B. Costs and expenses
- The
applicant did not submit a claim for costs and expenses. Accordingly,
the Court considers that there is no call to award her any sum on
that account.
C. Default interest
- The
Court considers it appropriate that the default interest should be
based on the marginal lending rate of the European Central Bank, to
which should be added three percentage points.

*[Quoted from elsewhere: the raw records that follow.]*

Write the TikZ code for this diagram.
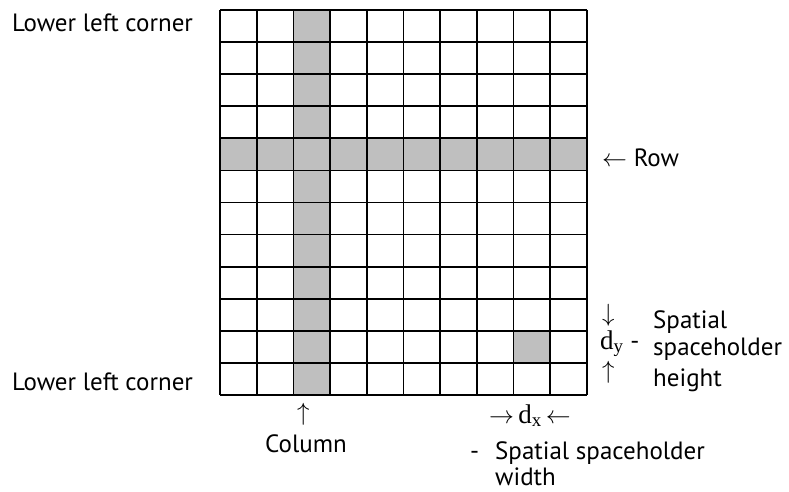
\documentclass[tikz,border=0pt]{standalone}
\usepackage{fontspec}
\setmainfont{PT Sans}
\newfontfamily\serifpart{Liberation Serif}
\usetikzlibrary{positioning}

\newcommand{\dsub}[1]{{\serifpart\fontsize{27}{30}\selectfont d\textsubscript{#1}}}

\begin{document}
\begin{tikzpicture}[x=1pt, y=-1pt, font=\fontsize{25}{28}\selectfont,
  lbl/.style={anchor=base west, inner sep=0pt},
  hilite/.style={fill=black!25},
  gridline/.style={line width=1.7pt}]
  \useasboundingbox (0,0) rectangle (789,492);
  % shaded column, row and one cell
  \fill[hilite] (294.4,10) rectangle ++(36.7,385);
  \fill[hilite] (220,138.3) rectangle ++(367,32.08);
  \fill[hilite] (513.6,330.8) rectangle ++(36.7,32.08);
  % the grid
  \foreach \i in {0,...,10} \draw[gridline] (220+\i*36.7,10) -- ++(0,385);
  \foreach \j in {0,...,12} \draw[gridline] (220,10+\j*32.083) -- ++(367,0);
  % labels
  \node[lbl] (topcorner) at (12,32) {Lower left corner};
  \node[lbl] (botcorner) at (12,390) {Lower left corner};
  \node[lbl] (rowlbl) at (602,166) {$\leftarrow$ Row};
  \node[lbl] (dyup) at (602,321) {$\downarrow$};
  \node[lbl] (dy) at (600,349) {\dsub{y} -};
  \node[lbl] (dydown) at (602,378) {$\uparrow$};
  \node[lbl] (dytext1) at (653,328) {Spatial};
  \node[lbl] (dytext2) at (653,355) {spaceholder};
  \node[lbl] (dytext3) at (653,386) {height};
  \node[lbl] (colarrow) at (297,420) {$\uparrow$};
  \node[lbl] (collbl) at (265,452) {Column};
  \node[lbl] (dx) at (489,423) {$\rightarrow$\,\dsub{x}\,$\leftarrow$};
  \node[lbl] (dxdash) at (470,459) {-};
  \node[lbl] (dxtext1) at (495,459) {Spatial spaceholder};
  \node[lbl] (dxtext2) at (495,485) {width};
\end{tikzpicture}
\end{document}
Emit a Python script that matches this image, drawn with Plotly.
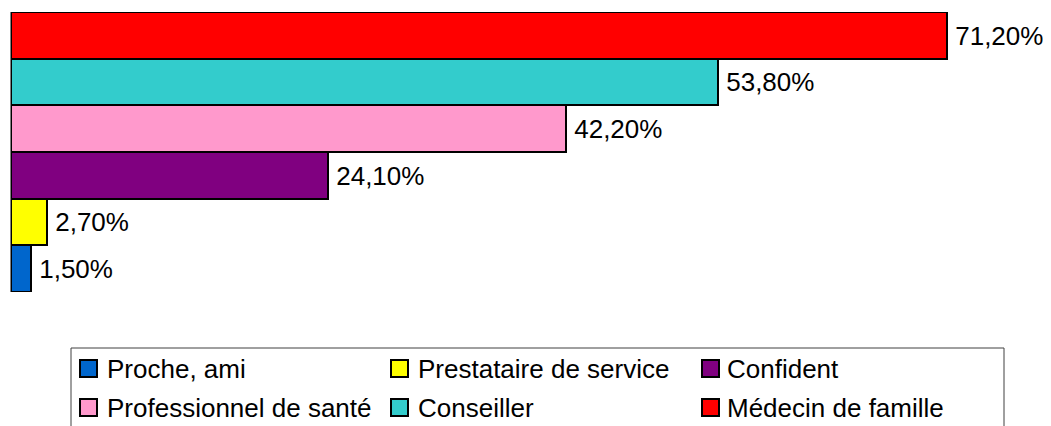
import plotly.graph_objects as go

# Data (bottom to top)
categories = ["Proche, ami", "Prestataire de service", "Confident",
              "Professionnel de santé", "Conseiller", "Médecin de famille"]
values = [1.5, 2.7, 24.1, 42.2, 53.8, 71.2]
colors = ["#0066CC", "#FFFF00", "#800080", "#FF99CC", "#33CCCC", "#FF0000"]

# The page body has an 8px margin, so the figure is offset by 8px.
OFF = 8
W, H = 1051 - OFF, 426 - OFF
# plot area in window pixels
WIN_L, WIN_T, PW, PH = 11, 12, 1040, 280
FONT = "Liberation Sans, Arial, sans-serif"


def px_x(px):
    return (px - WIN_L) / PW


def px_y(py):
    return (WIN_T + PH - py) / PH


fig = go.Figure()
for cat, val, col in zip(categories, values, colors):
    label = "\u2009" + f"{val:.2f}".replace(".", ",") + "%"
    fig.add_trace(go.Bar(
        y=[cat], x=[val], orientation="h", name=cat,
        marker=dict(color=col, line=dict(color="black", width=2)),
        text=[label], textposition="outside", cliponaxis=False,
        constraintext="none",
        textfont=dict(family=FONT, size=26, color="black"),
        showlegend=False, hoverinfo="x+name",
    ))

# Manual legend (3 columns, 2 rows)
shapes = [dict(type="rect", xref="paper", yref="paper",
               x0=px_x(71), x1=px_x(1004), y0=px_y(348), y1=px_y(470),
               line=dict(color="#404040", width=1), fillcolor="rgba(0,0,0,0)")]
annotations = []
col_sq = [80, 391, 702]
col_tx = [105, 416, 725]
row_top = [360, 399]
for i, (cat, col) in enumerate(zip(categories, colors)):
    r, c = divmod(i, 3)
    shapes.append(dict(type="rect", xref="paper", yref="paper",
                       x0=px_x(col_sq[c]), x1=px_x(col_sq[c] + 17),
                       y0=px_y(row_top[r]), y1=px_y(row_top[r] + 17),
                       fillcolor=col, line=dict(color="black", width=2)))
    annotations.append(dict(xref="paper", yref="paper",
                            x=px_x(col_tx[c]), y=px_y(row_top[r] + 8.5),
                            xanchor="left", yanchor="middle", showarrow=False,
                            text=cat, font=dict(family=FONT, size=26, color="black")))

PL = WIN_L - OFF
PT = WIN_T - OFF
fig.update_layout(
    width=W, height=H,
    margin=dict(l=PL, r=W - PL - PW, t=PT, b=H - PT - PH, pad=0),
    paper_bgcolor="white", plot_bgcolor="white",
    barmode="overlay", bargap=0,
    xaxis=dict(range=[0, PW / 13.15], showgrid=False, zeroline=False,
               showticklabels=False, showline=False, fixedrange=True),
    yaxis=dict(categoryorder="array", categoryarray=categories,
               showgrid=False, showticklabels=False, ticks="",
               showline=True, linecolor="#808080", linewidth=1, fixedrange=True),
    shapes=shapes, annotations=annotations,
    showlegend=False,
)

fig.write_html("out.html")
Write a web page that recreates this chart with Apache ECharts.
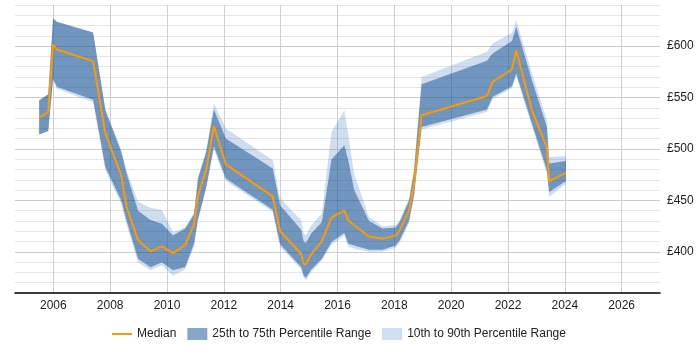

FOR THESE REASONS, THE COURT UNANIMOUSLY
- Declares the complaints concerning the
non-enforcement of the judgment and the lack of effective remedy for
continued non-enforcement of the judgment, admissible and the
remainder of the application inadmissible;
- Holds that there has been a violation of
Article 6 § 1 of the Convention and Article 1
of Protocol No. 1;
- Holds that there has been a violation of
Article 13 of the Convention;
- Holds
(a) that
the respondent State is to pay the applicant, within three months
from the date on which the judgment becomes final in accordance with
Article 44 § 2 of the Convention, EUR 4,100
(four thousand and one hundred euros), to be converted into Russian
roubles, in respect of non-pecuniary damage, plus any tax that may be
chargeable;
(b) that
from the expiry of the above-mentioned three months until settlement
simple interest shall be payable on the above amount at a rate equal
to the marginal lending rate of the European Central Bank during the
default period plus three percentage points;
- Dismisses the remainder of the applicant's claim
for just satisfaction.
Done in English, and notified in writing on 14 December 2006,
pursuant to Rule 77 §§ 2 and 3 of the Rules of Court.